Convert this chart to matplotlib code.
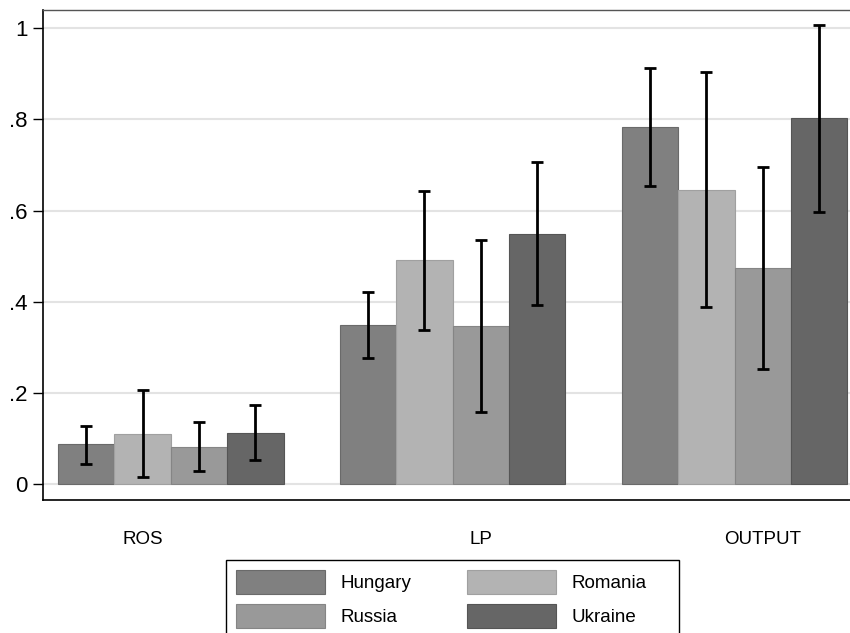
import numpy as np
import matplotlib
matplotlib.use("Agg")
import matplotlib.pyplot as plt
from matplotlib.patches import Rectangle

plt.rcParams['font.family'] = ['Liberation Sans', 'DejaVu Sans']

# data
groups = ["ROS", "LP", "OUTPUT"]
countries = ["Hungary", "Romania", "Russia", "Ukraine"]
colors = ["#808080", "#b3b3b3", "#999999", "#666666"]
edges = ["#6a6a6a", "#a0a0a0", "#858585", "#555555"]

hungary = [0.087, 0.350, 0.783]
romania = [0.110, 0.492, 0.646]
russia = [0.082, 0.347, 0.474]
ukraine = [0.113, 0.549, 0.802]

hungary_lo = [0.045, 0.277, 0.653]
hungary_hi = [0.128, 0.422, 0.912]
romania_lo = [0.015, 0.339, 0.389]
romania_hi = [0.206, 0.644, 0.905]
russia_lo = [0.029, 0.159, 0.252]
russia_hi = [0.136, 0.536, 0.696]
ukraine_lo = [0.053, 0.392, 0.597]
ukraine_hi = [0.173, 0.707, 1.007]

means = [hungary, romania, russia, ukraine]
lows = [hungary_lo, romania_lo, russia_lo, ukraine_lo]
highs = [hungary_hi, romania_hi, russia_hi, ukraine_hi]

yticks = [0, 0.2, 0.4, 0.6, 0.8, 1.0]
ytick_labels = ["0", ".2", ".4", ".6", ".8", "1"]
group_label_pos = [1.5, 7.5, 12.5]

fig = plt.figure(figsize=(8.5, 6.33), dpi=100)
ax = fig.add_axes([43 / 850, 1 - 500 / 633, 819 / 850, 490 / 633])

group_x = np.arange(len(groups)) * 5
bars = []
for j, name in enumerate(countries):
    x = group_x + j + 0.5
    b = ax.bar(x, means[j], width=1.0, color=colors[j], edgecolor=edges[j],
               linewidth=0.8, label=name, zorder=2)
    bars.append(b)
    m = np.array(means[j])
    err = [m - np.array(lows[j]), np.array(highs[j]) - m]
    ax.errorbar(x, m, yerr=err, fmt='none', ecolor='black', elinewidth=2,
                capsize=4, capthick=2, zorder=3)

ax.set_xlim(-0.266, 14.26)
ax.set_ylim(-0.035, 1.040)
ax.set_yticks(yticks)
ax.set_yticklabels(ytick_labels, fontsize=16)
ax.tick_params(axis='y', length=7, width=1, pad=4)
ax.set_xticks(group_label_pos)
ax.set_xticklabels(groups, fontsize=13.5)
ax.tick_params(axis='x', length=0, pad=22)

ax.grid(axis='y', color='#e3e3e3', linewidth=1.5, zorder=0)
ax.set_axisbelow(True)
for s in ax.spines.values():
    s.set_color('black')
    s.set_linewidth(1.2)
ax.spines['top'].set_color('#555555')
ax.spines['top'].set_linewidth(1)

# legend: row-major order (Hungary, Romania / Russia, Ukraine)
order = [0, 2, 1, 3]
fig.legend([bars[i] for i in order], [countries[i] for i in order],
           loc='upper left', bbox_to_anchor=(236 / 850, 1 - 570 / 633),
           ncol=2, fontsize=13.5, frameon=False, handlelength=4.75,
           handleheight=1.6, handletextpad=0.8, columnspacing=3.0,
           labelspacing=0.53, borderpad=0, borderaxespad=0)
fig.patches.append(Rectangle((226 / 850, -10 / 633), 453 / 850, 83 / 633,
                             transform=fig.transFigure, fill=False,
                             edgecolor='black', linewidth=1))

fig.savefig("out.png", dpi=100)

◆ Work to be completed
Retype each line of the listing above word for word. Exclude the pictures.

◆ Output of the exercise
Convert this chart to matplotlib code.
import numpy as np
import matplotlib
matplotlib.use("Agg")
import matplotlib.pyplot as plt
from matplotlib.patches import Rectangle

plt.rcParams['font.family'] = ['Liberation Sans', 'DejaVu Sans']

# data
groups = ["ROS", "LP", "OUTPUT"]
countries = ["Hungary", "Romania", "Russia", "Ukraine"]
colors = ["#808080", "#b3b3b3", "#999999", "#666666"]
edges = ["#6a6a6a", "#a0a0a0", "#858585", "#555555"]

hungary = [0.087, 0.350, 0.783]
romania = [0.110, 0.492, 0.646]
russia = [0.082, 0.347, 0.474]
ukraine = [0.113, 0.549, 0.802]

hungary_lo = [0.045, 0.277, 0.653]
hungary_hi = [0.128, 0.422, 0.912]
romania_lo = [0.015, 0.339, 0.389]
romania_hi = [0.206, 0.644, 0.905]
russia_lo = [0.029, 0.159, 0.252]
russia_hi = [0.136, 0.536, 0.696]
ukraine_lo = [0.053, 0.392, 0.597]
ukraine_hi = [0.173, 0.707, 1.007]

means = [hungary, romania, russia, ukraine]
lows = [hungary_lo, romania_lo, russia_lo, ukraine_lo]
highs = [hungary_hi, romania_hi, russia_hi, ukraine_hi]

yticks = [0, 0.2, 0.4, 0.6, 0.8, 1.0]
ytick_labels = ["0", ".2", ".4", ".6", ".8", "1"]
group_label_pos = [1.5, 7.5, 12.5]

fig = plt.figure(figsize=(8.5, 6.33), dpi=100)
ax = fig.add_axes([43 / 850, 1 - 500 / 633, 819 / 850, 490 / 633])

group_x = np.arange(len(groups)) * 5
bars = []
for j, name in enumerate(countries):
    x = group_x + j + 0.5
    b = ax.bar(x, means[j], width=1.0, color=colors[j], edgecolor=edges[j],
               linewidth=0.8, label=name, zorder=2)
    bars.append(b)
    m = np.array(means[j])
    err = [m - np.array(lows[j]), np.array(highs[j]) - m]
    ax.errorbar(x, m, yerr=err, fmt='none', ecolor='black', elinewidth=2,
                capsize=4, capthick=2, zorder=3)

ax.set_xlim(-0.266, 14.26)
ax.set_ylim(-0.035, 1.040)
ax.set_yticks(yticks)
ax.set_yticklabels(ytick_labels, fontsize=16)
ax.tick_params(axis='y', length=7, width=1, pad=4)
ax.set_xticks(group_label_pos)
ax.set_xticklabels(groups, fontsize=13.5)
ax.tick_params(axis='x', length=0, pad=22)

ax.grid(axis='y', color='#e3e3e3', linewidth=1.5, zorder=0)
ax.set_axisbelow(True)
for s in ax.spines.values():
    s.set_color('black')
    s.set_linewidth(1.2)
ax.spines['top'].set_color('#555555')
ax.spines['top'].set_linewidth(1)

# legend: row-major order (Hungary, Romania / Russia, Ukraine)
order = [0, 2, 1, 3]
fig.legend([bars[i] for i in order], [countries[i] for i in order],
           loc='upper left', bbox_to_anchor=(236 / 850, 1 - 570 / 633),
           ncol=2, fontsize=13.5, frameon=False, handlelength=4.75,
           handleheight=1.6, handletextpad=0.8, columnspacing=3.0,
           labelspacing=0.53, borderpad=0, borderaxespad=0)
fig.patches.append(Rectangle((226 / 850, -10 / 633), 453 / 850, 83 / 633,
                             transform=fig.transFigure, fill=False,
                             edgecolor='black', linewidth=1))

fig.savefig("out.png", dpi=100)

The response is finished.